Would you tie your bike to a lamp post with a piece of string to protect it from thieves? Neither would we. However, this seems to be exactly what one manufacturer expects its customers to do. The company is bringing a bicycle lock with a Bluetooth interface (a version with a fingerprint sensor is also available) to the market. The irony: he advertises the steel cable lock with "IoT security", which is a contradiction in terms for many security experts.
Imagine the following: You want to treat yourself to something and bought a new bike. Since the budget allowed for a bit more than just the basic cooking model, you splurged a little - maybe more than most would do for a bicycle. Of course, every bike needs a lock so that nobody can steal it from the hallway of your apartment building or in front of the supermarket.
However, when it comes to choosing the right lock, you are quickly overwhelmed by the choice that the market has to offer. The prices range from 5 euros to over 200 euros. The lower price category is out of the question, because you have already heard that cheap locks are no good and some can even be opened without tools. While browsing the web for options, your eye gets stuck on a lock for approx. 130 Euros, i.e. the price is in the upper mid range. It has a Bluetooth interface that can open the lock without a key. Alternatively, a fingerprint sensor is available. A rubber cap protects the sensitive electronics. Sounds good: the lock doesn't need any keys that you could lose, so the already thick bunch of keys doesn't grow any further.
A lock that's got electronic components built in, is going to need electricity. To do this, the locks have their own (rechargeable) batteries installed, which, according to the manufacturer, should last for several months. Time will tell if and how far the batteries live up to this promise. In general, the performance and durability of many types of batteries and rechargeable batteries is strongly dependent on the ambient temperature - at very low temperatures the performance decreases in most cases, except when dealing with lithium batteries. In a worst case scenario, a cyclist stands in front of a locked bicycle whose lock cannot be opened. Either the battery of the lock is dead or the battery of the smartphone has run flat - just as Murphy's Law dictates. Locks whose batteries are accessible from the outside make any discussion about security superfluous. Once snapped shut, the locks can no longer be opened in a non-destructive way - in contrast to cars, smart bicycle locks often do not have an emergency key. If, however, it is a cable lock, the locked out cyclist has at least the slight consolation that it won't be too difficult to open the lock.
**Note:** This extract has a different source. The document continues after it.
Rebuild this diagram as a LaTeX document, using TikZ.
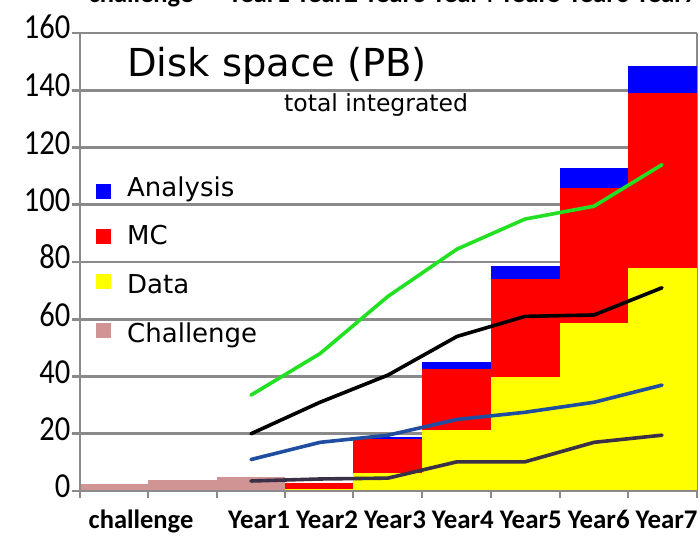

What looks good on paper, however, has some glaring shortcomings in practice. Some companies that tried to use crowdfunding to bring a "smart" bicycle lock onto the market have already failed in the past and have discontinued further development work. Locks like these are therefore not entirely new - but with this lock you can clearly see what happens when a software manufacturer tries its hand in a business field that is obviously foreign to him. We are not even talking about the suscpetibility to electronic attacks (which in general has already been proven dozens of times with door locks). Even if we assume that the lock's electronics are absolutely faultless and 100% secure, one weak point really stands out like a sore thumb: beyond the sophisticated electronics, a normal steel cable or chain secures the bicycle. And bicycle thieves have several decades of experience under their belts when it comes to overpowering steel cables and chains. Such a lock is not a serious obstacle for a wire cutter or a bolt cutter. It is hardly surprising that cable locks are sometimes mockingly called "gift ribbons" by police officers (at least in Germany). Professional bicycle thieves have even been seen using battery-powered angle grinders to tackle more stubborn locks.
If you are looking for a good bicycle lock, you should not only look at the price and comfort, but also look beyond the the all-important "ease of use". For the same price you pay for the electronic lock, you get a lock that may not be "smart", but comes from a manufacturer who already has experience in manufacturing locks. Even if you spend a lot of money on a smart lock, in the worst case you have saved money at the wrong end. It's just like any kind of security, whether in the virtual or the real world: whoever makes it as difficult as possible for an attacker has the edge. This applies to bicycle thieves or burglars as well as to cyber criminals.
At present, electronic locks are simply not yet a real alternative to the existing "old" lock-and-key technology. In comparison to modern digital technology, it may seem downright old-fashioned - but at least it works.